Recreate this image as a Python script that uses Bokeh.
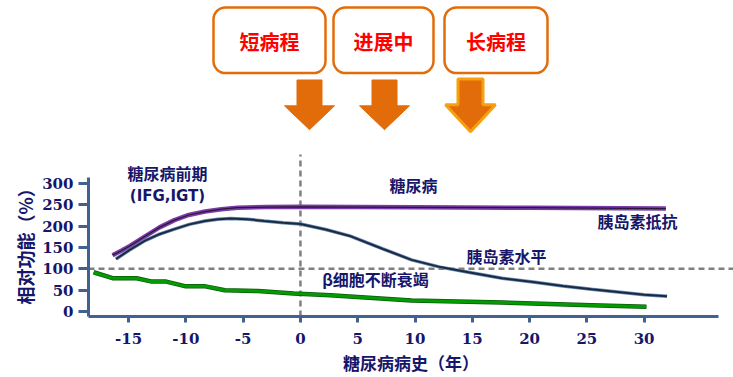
from bokeh.plotting import figure
from bokeh.models import Range1d, FixedTicker, Label, BoxAnnotation, Title
from bokeh.embed import file_html
from bokeh.resources import INLINE

# ---- data (years of diabetes history, relative function %) ----
resist_x = [-16.4, -15.6, -14.85, -13.56, -12.3, -11.0, -9.75, -8.33, -6.9, -5.5, -3.0, 0.0,
            10.0, 20.0, 31.9]
resist_y = [132, 143, 154, 176, 197, 214, 226, 234, 239.5, 243, 244.5, 245,
            244, 243, 241]

insulin_x = [-16.1, -14.8, -13.56, -12.3, -11.0, -9.7, -8.33, -7.2, -6.1, -4.6, -3.15, -1.5, 0.0,
             2.2, 4.3, 7.2, 9.7, 12.2, 14.9, 17.6, 20.3, 22.9, 25.4, 27.7, 30.0, 32.0]
insulin_y = [123, 146, 166, 181, 193, 204, 212, 216, 218, 216, 212, 208, 205,
             192, 177, 146.5, 121, 104, 91, 78, 69, 60, 52, 46, 39.5, 35.6]

beta_x = [-18.05, -16.4, -14.3, -13.05, -11.8, -10.0, -8.3, -6.6, -3.7, -0.6, 2.6,
          9.7, 17.6, 25.4, 30.2]
beta_y = [92, 78, 78, 70.5, 70.5, 59, 59, 50, 48, 42, 38, 26, 21, 15, 11]

x_ticks = [-15, -10, -5, 0, 5, 10, 15, 20, 25, 30]
y_ticks = [0, 50, 100, 150, 200, 250, 300]
stage_labels = ["短病程", "进展中", "长病程"]

NAVY = "#16166a"
AXIS = "#41628f"
ORANGE = "#e36c0a"
CJK = "Noto Sans CJK SC"

W, H = 733, 377
LEFT, BOTTOM = 88, 59
X0, X1 = -18.5, 37.8
Y0, Y1 = -11.6, 728.0
FW, FH = W - LEFT, H - BOTTOM


def px2x(px):
    return X0 + (px - LEFT) * (X1 - X0) / FW


def py2y(py):
    return Y0 + (FH - py) * (Y1 - Y0) / FH


p = figure(width=W, height=H, output_backend="svg", toolbar_location=None,
           x_range=Range1d(X0, X1), y_range=Range1d(Y0, Y1),
           min_border_left=LEFT, min_border_right=0, min_border_top=0,
           min_border_bottom=BOTTOM)
p.outline_line_color = None
p.xgrid.visible = False
p.ygrid.visible = False
p.background_fill_color = "white"

for ax in (p.xaxis[0], p.yaxis[0]):
    ax.axis_line_color = AXIS
    ax.axis_line_width = 3
    ax.major_tick_line_color = AXIS
    ax.major_tick_line_width = 3
    ax.minor_tick_line_color = None
    ax.major_tick_in = 0
    ax.major_label_text_font = "DejaVu Serif"
    ax.major_label_text_font_style = "bold"
    ax.major_label_text_font_size = "15px"
    ax.major_label_text_color = NAVY
    ax.axis_label_text_font = CJK
    ax.axis_label_text_font_style = "bold"
    ax.axis_label_text_color = NAVY

p.xaxis.ticker = FixedTicker(ticks=x_ticks)
p.yaxis.ticker = FixedTicker(ticks=y_ticks)
p.xaxis.major_label_overrides = {t: str(t) for t in x_ticks}
p.xaxis.major_tick_out = 6
p.yaxis.major_tick_out = 10
p.xaxis.major_label_standoff = 10
p.yaxis.major_label_standoff = 5
p.yaxis.bounds = (Y0, 314)
p.xaxis.bounds = (X0, 36.5)
p.xaxis.axis_label = "糖尿病病史（年）"
p.xaxis.axis_label_text_font_size = "17px"
p.xaxis.axis_label_standoff = 3

ytitle = Title(text="相对功能（%）", align="left", offset=12,
               text_font=CJK, text_font_size="18px", text_font_style="bold",
               text_color=NAVY, standoff=4)
p.add_layout(ytitle, "left")

# dashed reference lines
p.line([X0, X1], [100, 100], line_color="#808080", line_width=2.5, line_dash="6 4")
p.line([0, 0], [Y0, py2y(155)], line_color="#808080", line_width=2.5, line_dash="6 4")

# curves
p.line(resist_x, resist_y, line_color="#7b3aa8", line_width=4.5)
p.line(resist_x, resist_y, line_color="#2a1838", line_width=1.2)
p.line(insulin_x, insulin_y, line_color="#6d8db0", line_width=3.5)
p.line(insulin_x, insulin_y, line_color="#1b2a44", line_width=2)
p.line(beta_x, beta_y, line_color="#0b5a0b", line_width=4.5)
p.line(beta_x, beta_y, line_color="#049a04", line_width=3)


def lab(txt, cx, cy, size, font=CJK, color=NAVY):
    p.add_layout(Label(x=px2x(cx), y=py2y(cy), text=txt, text_font=font,
                       text_font_size=f"{size}px", text_font_style="bold",
                       text_color=color, text_align="center",
                       text_baseline="middle"))


lab("糖尿病前期", 167, 174, 16)
lab("(IFG,IGT)", 167, 197, 15, font="DejaVu Sans")
lab("糖尿病", 413, 186, 16)
lab("胰岛素抵抗", 637, 222, 16)
lab("胰岛素水平", 506, 257, 16)
lab("β细胞不断衰竭", 375, 280, 16)

# stage boxes
boxes = [(213, 325), (333, 433), (444, 547)]
for (l, r), txt in zip(boxes, stage_labels):
    p.add_layout(BoxAnnotation(left=px2x(l), right=px2x(r), top=py2y(7), bottom=py2y(73),
                               fill_color="white", fill_alpha=1.0, line_color=ORANGE,
                               line_width=2.5, line_alpha=1.0, border_radius=12))
    lab(txt, (l + r) / 2, 41, 20, color="#ff0000")

# down arrows
arrows = [(309, 80, 130, None), (384, 80, 130, None), (470, 79, 132, "#f5a00c")]
for cx, top, tip, edge in arrows:
    xs_px = [cx - 12.5, cx + 12.5, cx + 12.5, cx + 25, cx, cx - 25, cx - 12.5]
    ys_px = [top, top, top + 26, top + 26, tip, top + 26, top + 26]
    p.patch([px2x(v) for v in xs_px], [py2y(v) for v in ys_px],
            fill_color=ORANGE, line_color=edge if edge else ORANGE,
            line_width=3 if edge else 1)

open("out.html", "w").write(file_html(p, INLINE))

• What to do
Make an exact copy of the lines from the top of the material through the line with "244, 243, 241]", pictures excluded.

• Worked solution
Recreate this image as a Python script that uses Bokeh.
from bokeh.plotting import figure
from bokeh.models import Range1d, FixedTicker, Label, BoxAnnotation, Title
from bokeh.embed import file_html
from bokeh.resources import INLINE

# ---- data (years of diabetes history, relative function %) ----
resist_x = [-16.4, -15.6, -14.85, -13.56, -12.3, -11.0, -9.75, -8.33, -6.9, -5.5, -3.0, 0.0,
            10.0, 20.0, 31.9]
resist_y = [132, 143, 154, 176, 197, 214, 226, 234, 239.5, 243, 244.5, 245,
            244, 243, 241]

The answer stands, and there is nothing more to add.